While his site seems like (er, is...) a horrible grotesque eMarketing explosion (WARNING!), I've found Tom Venuto's ideas in "Burn the Fat Feed the Muscle" to be very effective. I think a lot of it is known by body builders, and roughly follows some of the advice already listed in this thread, especially that given by ludwig_van and aesacus, and some of it overlaps with i_am_joe's_spleen practices too. But he lays it all out nicely and is straightforward about the fact that it just takes work. I also like that he stays away from promoting dietary supplements and generally is really not about anything gimmicky--he doesn't lie and say it's easy, he's about changing your overall life-long dietary strategies.

Some simple things he says that I like and that I keep in mind when I'm not really trying very hard to keep a good diet (like lately...although I remain in good shape and have relatively low body-fat...but, um, I had some ice cream tonight...):

1) Eat from the "perimeter of the grocery store," not the center aisles (I think Michael Pollan has said something much like this).

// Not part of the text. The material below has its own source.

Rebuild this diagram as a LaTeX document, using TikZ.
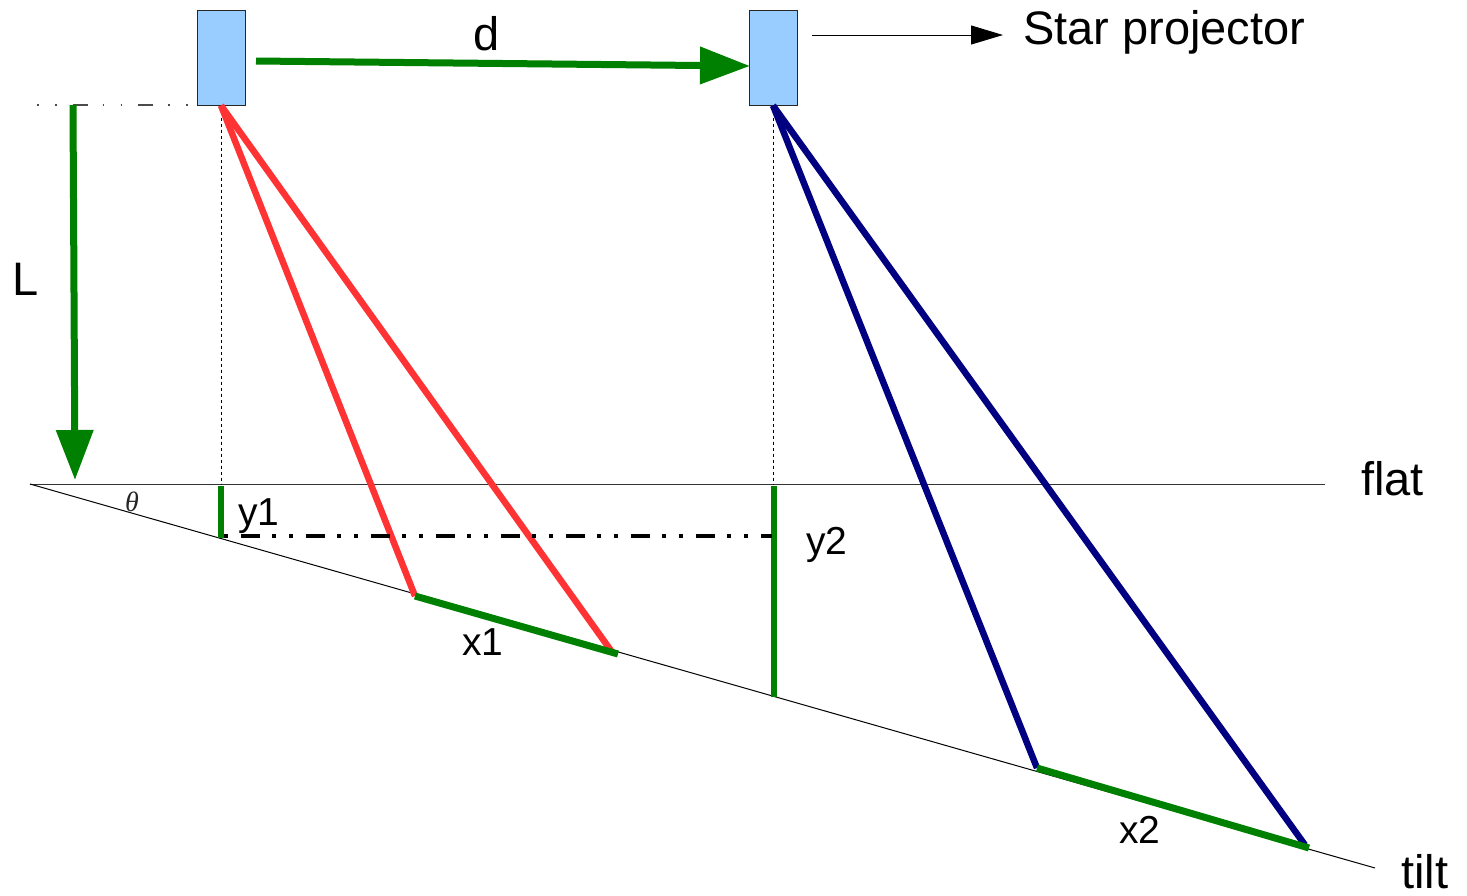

2) If you were to simply cut out "bad carbs" (simple sugars), avoid drinking your calories (soda = evil, juice isn't a lot better, booze has 7 calories to a gram, and can actually slow your metabolism and help you gain fat), and space your meals out so that you keep your metabolism up throughout the day, you'll burn more and gain less fat. He gets pretty analytical about macro-nutrient ratios and whatnot, but just these simple ideas are pretty effective. Again, nothing most body-builders don't know, but I didn't really know these things before I read his e-book.

3) HIIT (high intensity interval training) is awesome because, unlike regular cardio, evidently kicks your metabolism up so that hours after you work out you are still burning at a higher volume.

4) Muscle burns fat. The more muscle you have the more energy you'll be consuming. Of course, you have to feed your muscles too...

5) DON'T deny yourself a fun, rich "bad" meal a few times a week. If you do, it's more likely you'll drop the ball sooner or later, and it's also not going to kill you if you are overall keeping a good diet.

That's just the stuff that comes to mind readily. There's more.
posted by dubitable at 6:31 PM on April 19, 2010 [2 favorites]

Because the maximum amount of muscle a person can put on is about 2 lbs a month.

That's a myth.
posted by ludwig_van at 7:18 PM on April 19, 2010 [1 favorite]

I can't favorite i_am_joe's_spleen's links enough, especially Mark's Daily Apple. I think he has the best introduction to what is the cutting edge in diet and exercise.